The Executive Officer led the way down to the main deck and then aft of the superstructure. There, without saying a word, he pointed to the plating which was split for a third of the distance across the deck. Looking over the side, the Captain could see also that at least one seven-foot sheer strake plate was split cleanly in two.
Below in the troop officers’ country, there was a scene which relieved the tension. The insulation had been stripped from the bulkheads and from the overhead, exposing the crack in the hull and in the deck, so that every time the ship rolled to starboard, daylight came in through the side of the ship. Then, on the roll to port, the sea shot in, dousing the damage control party. The picture of wet, somewhat scared men clinging to a bulkhead ramming packing into a crack and cussing every time the Atlantic squirted in their faces would have been laughable if the situation had not presented such serious possibilities.
The broken plates were examined critically, particularly at the deck beading and at the place where the deck crack tapered off. Measurements were taken, and it was noted that the rupture ended abruptly at a large deck rivet. No, there was no working. The crack had no more motion than if it had been in a century old stone wall. Yes, the rupture had relieved the strain. It should be safe to go ahead again at convoy speed.

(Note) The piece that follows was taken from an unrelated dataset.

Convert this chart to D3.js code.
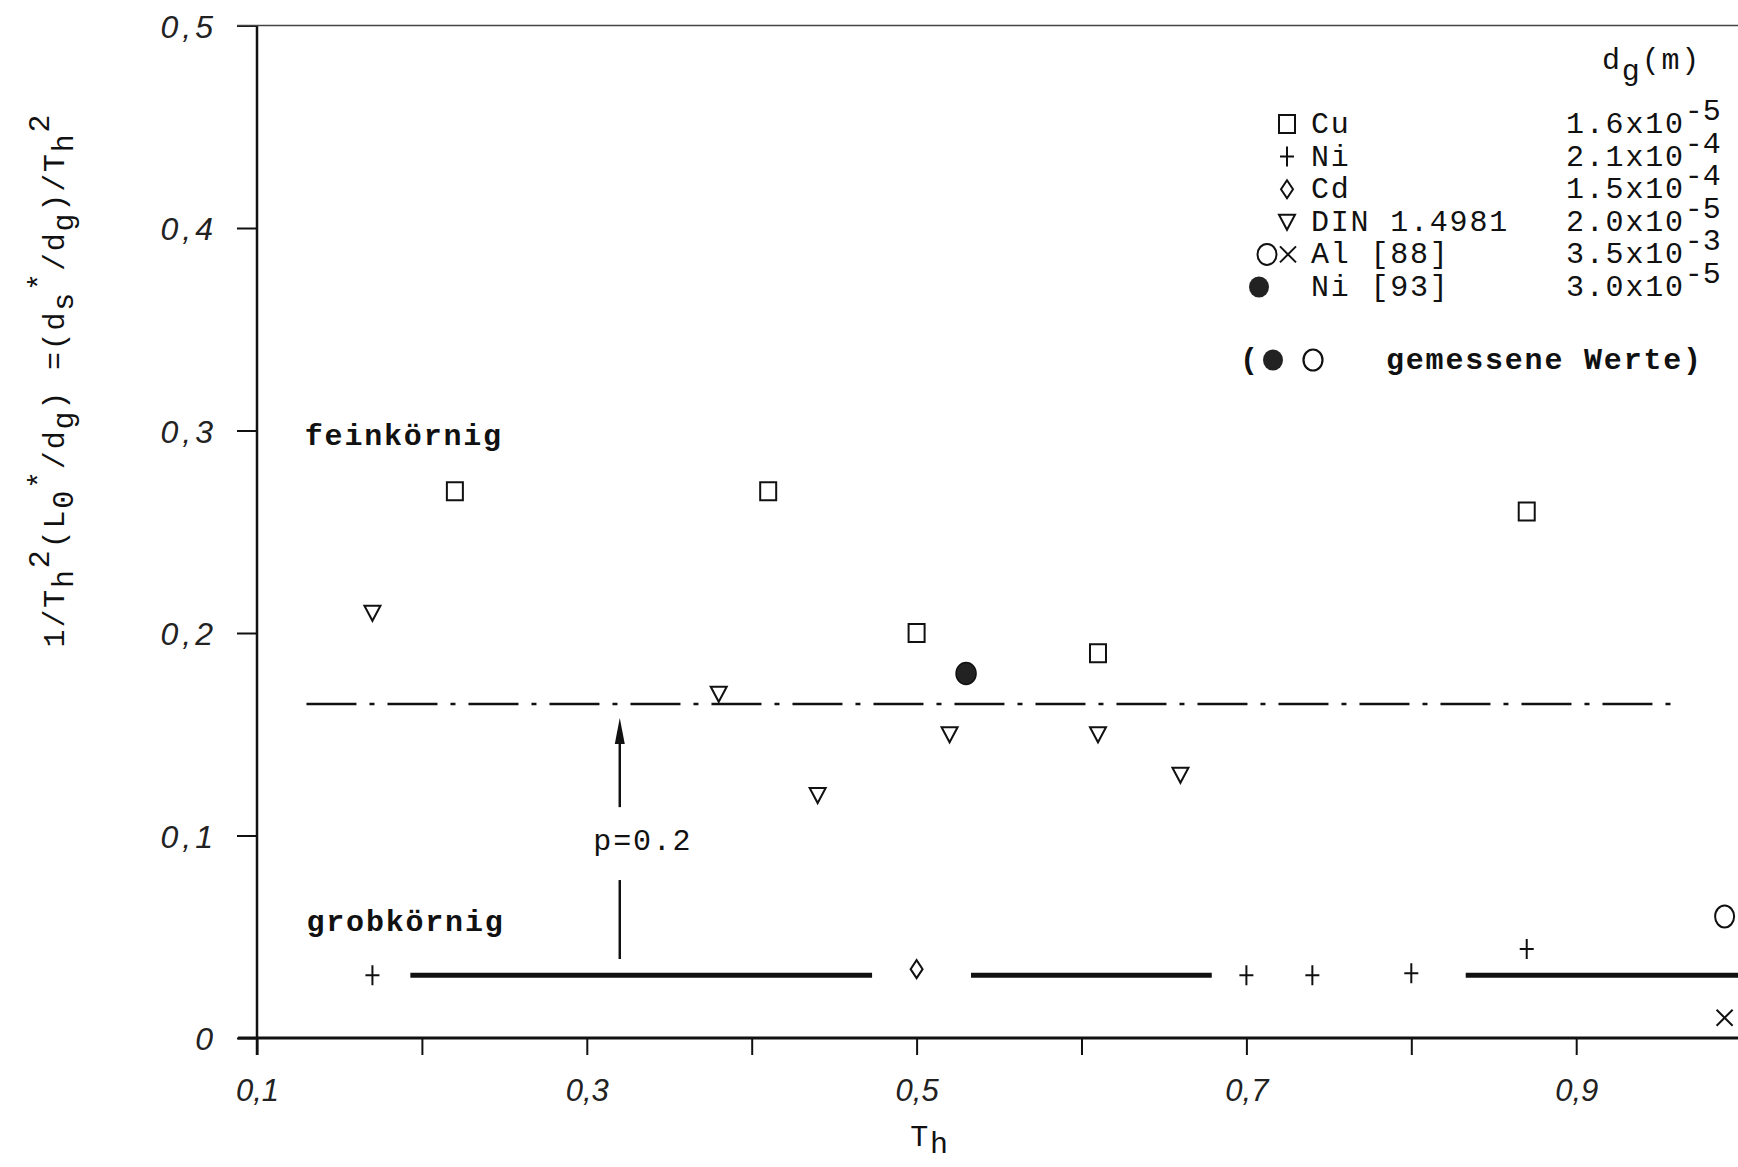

“Temporary repairs completed. Can now resume previous speed!” was sent to the commodore who, no doubt, had been debating just how long it would be safe to proceed at reduced speed in submarine waters.
Most of the sailors aboard that transport believed that it was only the luck of something or other that saved the ship from destruction on that February dawn in the rough waters of the Atlantic, but the captain still maintained, when I last talked to him, that it was just one of those mornings that Davey Jones “slept in.”